= Francis Bernard Keogh =

Australian politician

Francis Bernard Keogh (6 February 1861 – 9 July 1927) was an Australian politician who represented the South Australian House of Assembly multi-member seat of West Adelaide from 1901 to 1902.

The son of businessman Patrick Keogh, Keogh was born and raised in West Adelaide. He was educated at St. Francis Seminary, went to work for P. Falk & Co. manufacturing jewellers for seven years to 1883, and went to Melbourne for a period before returning to Adelaide. In 1886, he was appointed secretary of the South Australian Building Society.
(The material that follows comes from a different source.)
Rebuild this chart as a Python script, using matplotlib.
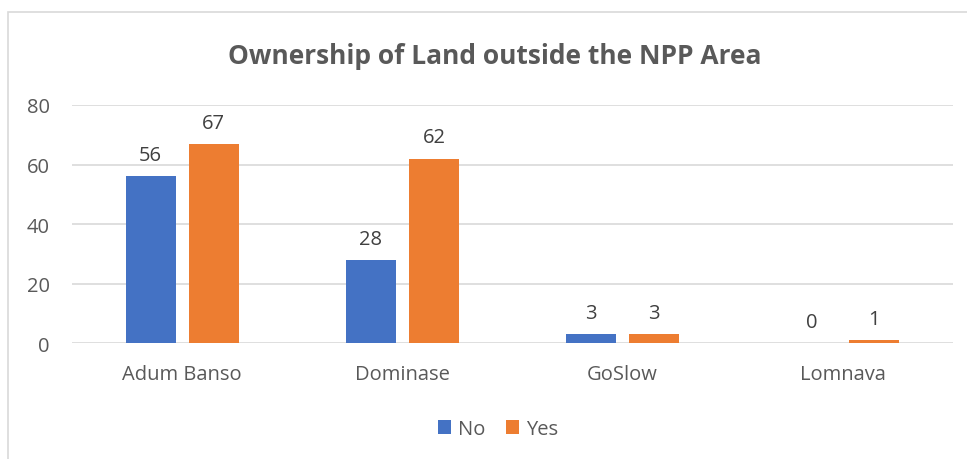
import numpy as np
import matplotlib.pyplot as plt
from matplotlib.patches import Rectangle

categories = ['Adum Banso', 'Dominase', 'GoSlow', 'Lomnava']
no_vals = [56, 28, 3, 0]
yes_vals = [67, 62, 3, 1]
yticks = [0, 20, 40, 60, 80]

plt.rcParams['font.family'] = ['Open Sans', 'DejaVu Sans']
grey = '#595959'
blue = '#4472c4'
orange = '#ed7d31'

fig = plt.figure(figsize=(9.67, 4.60), dpi=100)
ax = fig.add_axes([0.0745, 0.252, 0.911, 0.5176])

# chart frame (runs off the right/bottom of the image)
fig.patches.append(Rectangle((8 / 967, -0.1), 1.2, 1 - 13 / 460 + 0.1,
                             transform=fig.transFigure, fill=False,
                             edgecolor='#d9d9d9', linewidth=1.2, zorder=0))

x = np.arange(len(categories))
w = 0.227
off = 0.143
b1 = ax.bar(x - off, no_vals, w, color=blue, label='No', zorder=3)
b2 = ax.bar(x + off, yes_vals, w, color=orange, label='Yes', zorder=3)

for bars, vals in [(b1, no_vals), (b2, yes_vals)]:
    for r, v in zip(bars, vals):
        ax.annotate(str(v), (r.get_x() + r.get_width() / 2, v),
                    xytext=(0, 8), textcoords='offset points',
                    ha='center', va='bottom', fontsize=14.5, color='#404040')

ax.set_xlim(-0.5, len(categories) - 0.5)
ax.set_ylim(0, 80)
ax.set_yticks(yticks)
ax.set_xticks(x)
ax.set_xticklabels(categories)
ax.tick_params(length=0, labelsize=14.5, colors=grey)
ax.tick_params(axis='y', pad=16)
ax.tick_params(axis='x', pad=15)
ax.yaxis.grid(True, color='#d9d9d9', linewidth=1.2, zorder=0)
for s in ax.spines.values():
    s.set_visible(False)

fig.text(0.512, 0.878, 'Ownership of Land outside the NPP Area', ha='center',
         va='center', fontsize=19, fontweight='bold', color=grey)

fig.legend(handles=[b1, b2], labels=['No', 'Yes'], loc='center',
           bbox_to_anchor=(0.515, 0.065), ncol=2, frameon=False,
           fontsize=14.5, labelcolor=grey, handlelength=0.65, handleheight=0.65,
           handletextpad=0.35, columnspacing=1.0)

fig.savefig('out.png', dpi=100)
He was involved in a range of community organisations: he was one of the founders of St. Patrick's Literary Society in 1879, became honorary secretary of the Irish National Federation in 1895, and was elected South Australian president of the Hibernian Society in 1896. He was manager and editor of early Catholic publication the Catholic Monthly, served as vice-president of the West Adelaide Football Club and was a long-time contributor to The Southern Cross, serving as its acting editor in 1900.

Keogh first entered politics in December 1900, winning election to the Grey Ward of the Adelaide City Council by a large majority. On 1 June 1901, he was elected to the House of Assembly winning a by-election in West Adelaide caused by the resignation of Lee Batchelor upon his election to the first federal parliament. He ran for re-election at the 1902 state election, but was defeated. He was also defeated for his city council seat in December 1902 in a major and unpredicted upset.

In 1902, he became secretary of the South Australian branch of the Licensed Victuallers' Association, a position which he held until his death. Keogh died at the North Adelaide Private Hospital in July 1927. He was buried at the Roman Catholic Cemetery in West Terrace.